Behind the Scenes of MCP: How I Built One (and You Can Too)

Details
Important Note: To attend the event, please register here on our website
Model Context Protocol addresses a critical industry challenge: AI models are typically isolated from live data or business systems, requiring custom integrations for each new tool and MCP solves it for us. But solving this problem introduces new ones: authentication complexity, transport protocol decisions, and the fundamental shift from designing APIs for humans to designing tools for AI agents.

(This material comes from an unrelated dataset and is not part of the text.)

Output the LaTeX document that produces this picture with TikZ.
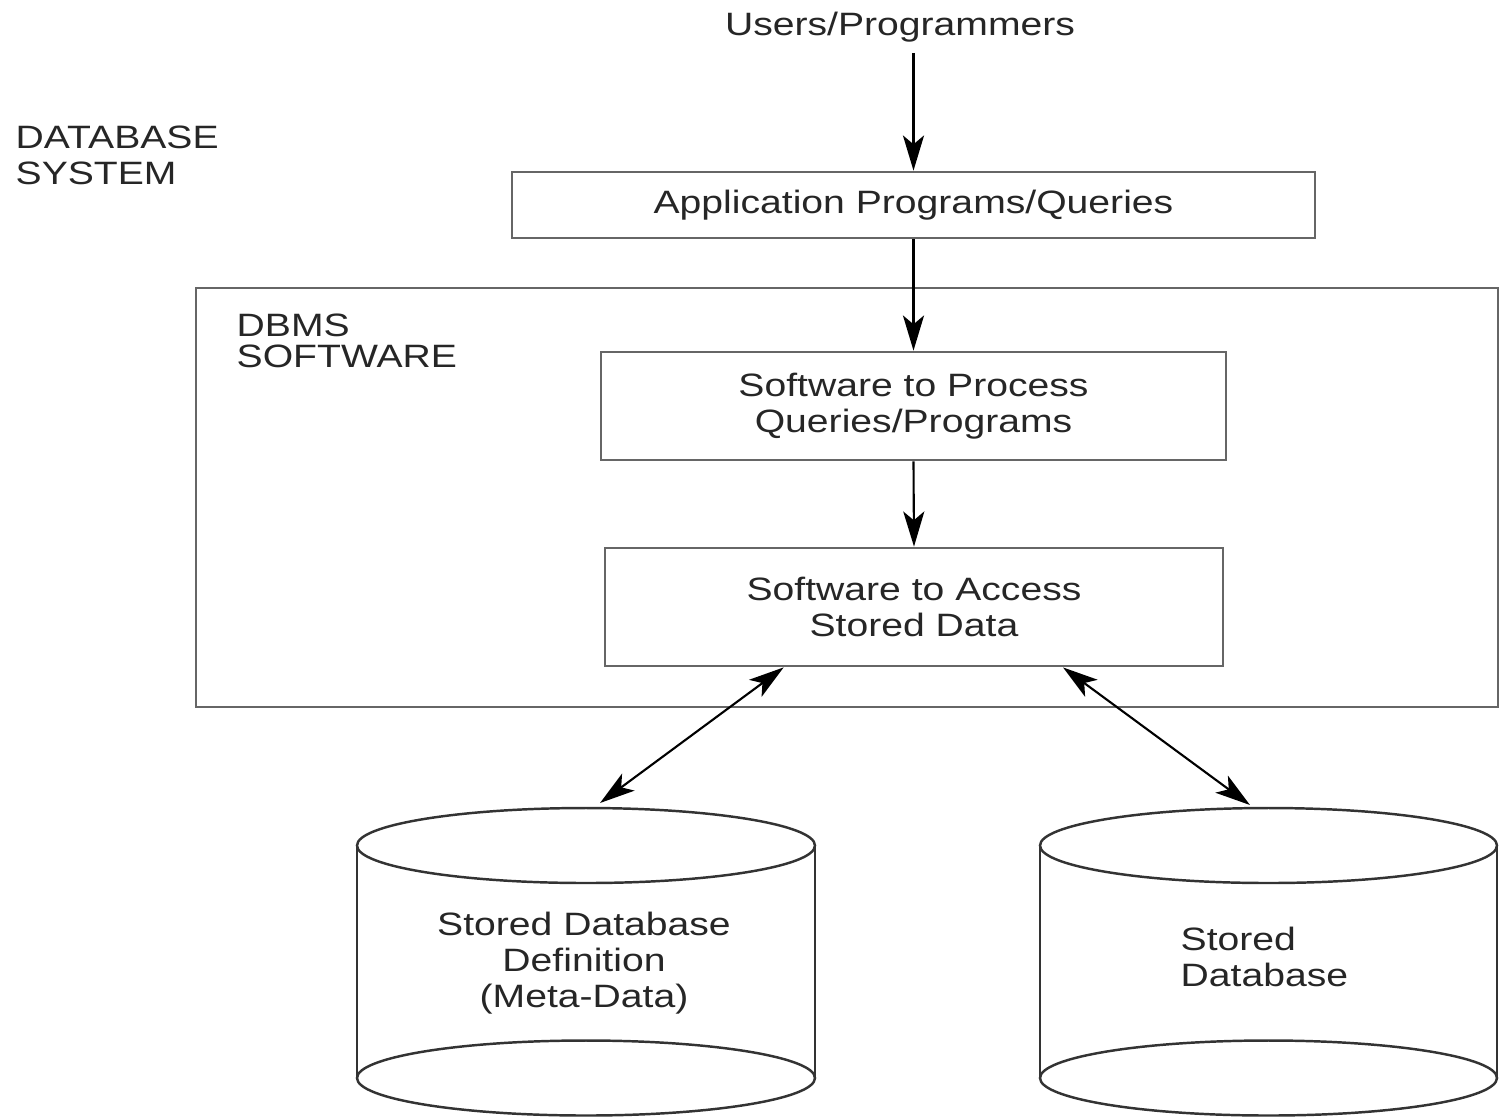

After months of watching AI agents interact with MCP servers, patterns have emerged that weren't obvious from the specification. This session explores those patterns and their implications for how we design MCP systems in an AI-first world.
Key Takeaways:
- Understand the inner workings of MCP and dive deeper into what's happening behind the scenes of your favorite MCPs
- Gain insights from building real-world MCP servers that solve actual problems, not theoretical examples
- Learn how to build your own MCPs with proven best practices from hands-on implementation experience
- Discover the practical patterns and design decisions that make MCP servers effective for AI agents
Who Should Attend:
Anyone who wants to ride on top of the agentic trend, build MCPs for their specific use cases, explore and identify opportunities to include MCPs in their workflow, or is simply curious to know how MCPs work behind the scenes.
Meet the speaker
Akash Sathish is a Solution Consultant at Sahaj Software and an agentic AI enthusiast with hands-on experience in building and integrating MCP servers. His development of the Doc-Monitor MCP server led to speaking engagements at Github’s GitTogether 2025 and The Fifth Elephant 2025. Known for his knack for storytelling, Akash enjoys breaking down complex concepts into simple and relatable insights, and making advanced topics accessible to a wide range of audiences.